A plan to revitalize UCLA’s struggling newsmagazines by increasing funding, creating a training program and hiring paid advisers was passed by a Communications Board subcommittee on Wednesday.
This proposal, which acknowledges the lack of consistency in newsmagazine publications, will attempt to create an infrastructure that can maintain sufficient profits and training programs to keep the newsmagazines in print.
“We know there is a high concern for diversity on the campus, and people are very interested in the points of view that emerge from having these various publications,” said Saul Sarabia, a member of the Communications Board and presenter of the revitalization plan.
Sarabia pointed out the lack of continuity in training for newsmagazine staff members and said that a successful publication needs more than just writers.
“It takes knowing how to do specific types of public relations and fundraisers. … We as a department can provide that without students having to reinvent (training) each year,” Sarabia said.
The editors and contributors of nearly all of the newsmagazines attended the meeting to show support for the proposal that would extend a lifeline to the faltering publications.
“I think that we need more support. There’s no training on editing, designing, getting and training staff. How can you publish a magazine when it’s only one or two people?” said Brenda Yancor, co-editor of La Gente de Aztlan in an earlier interview.
Kirsten Ferreri, the assistant editor of Ha’Am, a Jewish publication, expressed concern that when she came on staff with the magazine, it had not published in nearly a year.
“There was such a fabulous quality that these magazines enjoyed while they had the benefits of an adviser and advertising training,” she said. “Right now all of our business training is on the spot. None of us have ever been trained.”
The plan directly connects the lack of a finished product with the lack of resources, but Mussarat Bata, an undergraduate member of the Communications Board, suggested that the correlation might not be so simple.
“My concern is that the potential to publish is there whether you have stipend, an office or anything,” Bata said.
While she did not oppose the proposal, Bata indicated that funding is not always a problem for students who are dedicated to the success of a publication.
“The fact that everyone in this room is telling me that they are not publishing because they are not getting stipends is something that dissatisfies the undergraduates on the board. We see people who publish with no resources,” Bata added.

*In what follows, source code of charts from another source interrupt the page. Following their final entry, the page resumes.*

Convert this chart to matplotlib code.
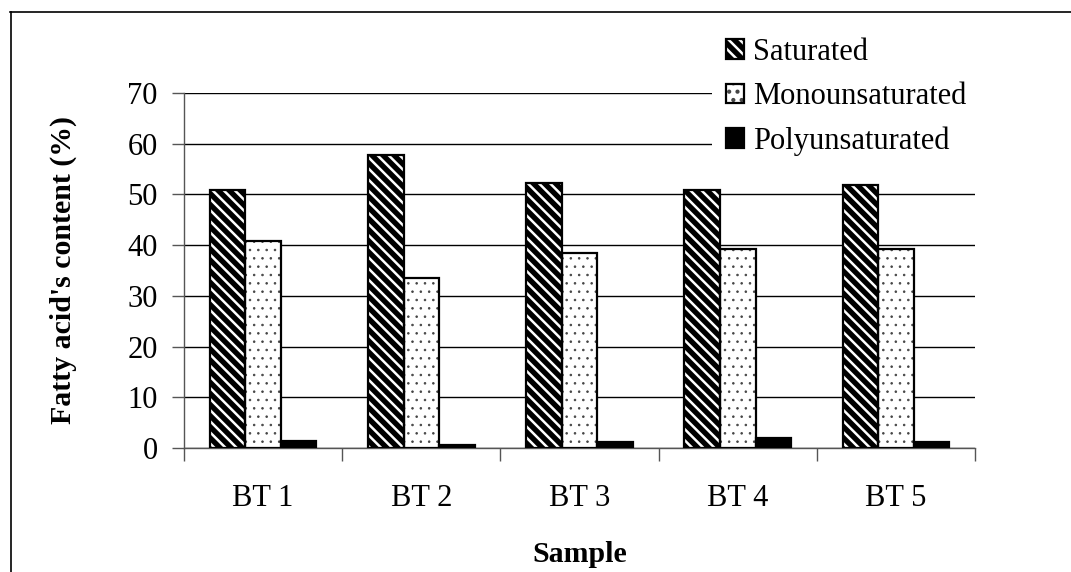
import matplotlib
matplotlib.use("Agg")
import matplotlib.pyplot as plt
import numpy as np
from matplotlib.lines import Line2D
from matplotlib.legend_handler import HandlerTuple

plt.rcParams['font.family'] = ['Liberation Serif', 'DejaVu Serif']
plt.rcParams['hatch.linewidth'] = 1.8

samples = ["BT 1", "BT 2", "BT 3", "BT 4", "BT 5"]
saturated = [50.8, 57.7, 52.3, 50.8, 51.8]
monounsaturated = [40.9, 33.5, 38.5, 39.3, 39.3]
polyunsaturated = [1.3, 0.5, 1.2, 2.0, 1.25]
series_names = ["Saturated", "Monounsaturated", "Polyunsaturated"]
y_ticks = [0, 10, 20, 30, 40, 50, 60, 70]

fig = plt.figure(figsize=(10.71, 5.72), dpi=100)
ax = fig.add_axes([0.1718, 0.2168, 0.9104 - 0.1718, 0.8374 - 0.2168])

x = np.arange(len(samples))
w = 0.225

# Saturated: black fill with white diagonal stripes, black outline
b1 = ax.bar(x - w, saturated, w, facecolor='black', edgecolor='white',
            hatch='\\\\\\', linewidth=0, zorder=3)
b1o = ax.bar(x - w, saturated, w, fill=False, edgecolor='black', linewidth=1.6, zorder=4)
# Monounsaturated: white with sparse dots
b2 = ax.bar(x, monounsaturated, w, facecolor='white', edgecolor='#444444',
            hatch='..', linewidth=0, zorder=3)
b2o = ax.bar(x, monounsaturated, w, fill=False, edgecolor='black', linewidth=1.6, zorder=4)
for p in list(b2):
    if hasattr(p, 'set_hatch_linewidth'):
        p.set_hatch_linewidth(0.6)
# Polyunsaturated: solid black
b3 = ax.bar(x + w, polyunsaturated, w, facecolor='black', edgecolor='black',
            linewidth=1.6, zorder=3)

ax.set_ylim(0, 70)
ax.set_xlim(-0.5, len(samples) - 0.5)
ax.set_yticks(y_ticks)
ax.set_yticklabels([str(v) for v in y_ticks], fontsize=22)
ax.yaxis.grid(True, color='black', linewidth=1.0, zorder=0)
ax.set_axisbelow(True)
ax.set_xticks(x)
ax.set_xticklabels(samples, fontsize=22)
ax.tick_params(axis='x', which='major', length=0, pad=26)
ax.set_xticks(np.arange(len(samples) + 1) - 0.5, minor=True)
ax.tick_params(axis='x', which='minor', length=9, width=1.0, color='#555555', direction='out')
ax.tick_params(axis='y', length=9, width=1.0, color='#555555', direction='out', pad=10)
for s in ['top', 'right']:
    ax.spines[s].set_visible(False)
for s in ['left', 'bottom']:
    ax.spines[s].set_color('#555555')
    ax.spines[s].set_linewidth(1.0)

ax.set_ylabel("Fatty acid's content (%)", fontsize=21.5, fontweight='bold', labelpad=36)
ax.set_xlabel("Sample", fontsize=21.5, fontweight='bold', labelpad=20)

leg = ax.legend([(b1, b1o), (b2, b2o), b3], series_names,
                handler_map={tuple: HandlerTuple(ndivide=1, pad=0)},
                loc='upper left', bbox_to_anchor=(712 / 1071, 1 - 24 / 572),
                bbox_transform=fig.transFigure, frameon=True,
                fontsize=22, handlelength=0.6, handleheight=0.6, handletextpad=0.3,
                labelspacing=0.5, borderpad=0.45, borderaxespad=0)
leg.get_frame().set_facecolor('white')
leg.get_frame().set_edgecolor('none')
leg.get_frame().set_alpha(1.0)
leg.set_zorder(5)

# figure border (partially visible frame)
fig.add_artist(Line2D([10 / 1071, 1.0], [1 - 12 / 572, 1 - 12 / 572], color='black', linewidth=1.2,
                      transform=fig.transFigure))
fig.add_artist(Line2D([10.5 / 1071, 10.5 / 1071], [0.0, 1 - 12 / 572], color='black', linewidth=1.2,
                      transform=fig.transFigure))

fig.savefig("out.png", dpi=100)
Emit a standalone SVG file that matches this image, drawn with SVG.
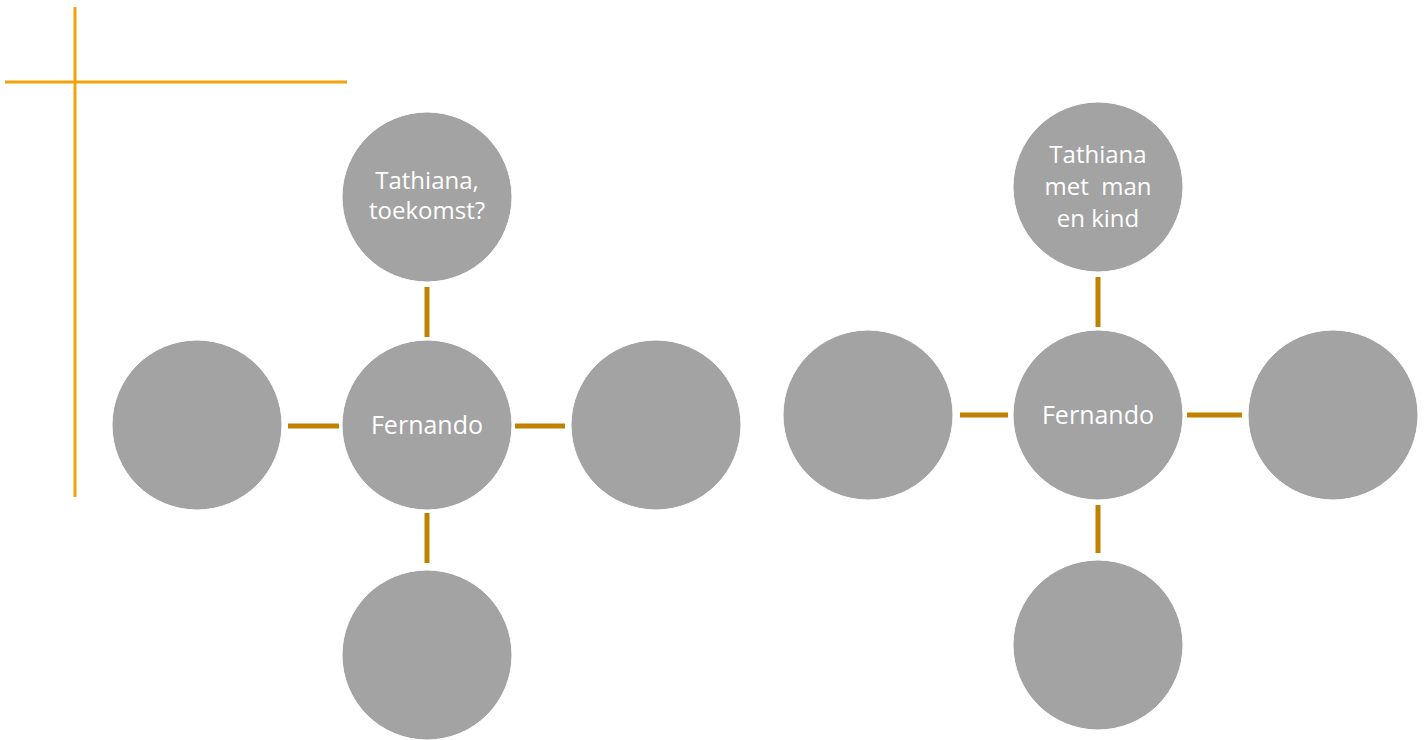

She also expressed her reservations that the plan might be overly ambitious given the current resources of the board.
The goal of the proposal is to raise between $99,000 and $160,000 by selling more advertising, increasing alumni contributions and locating any available Associated Students UCLA funding.
If Student Media is able to successfully raise the funds outlined in the proposal, nearly half of it will go toward hiring a full-time adviser who could directly oversee the production process of only the newsmagazines. Currently, there is only one adviser overseeing the entirety of Student Media, including the Daily Bruin.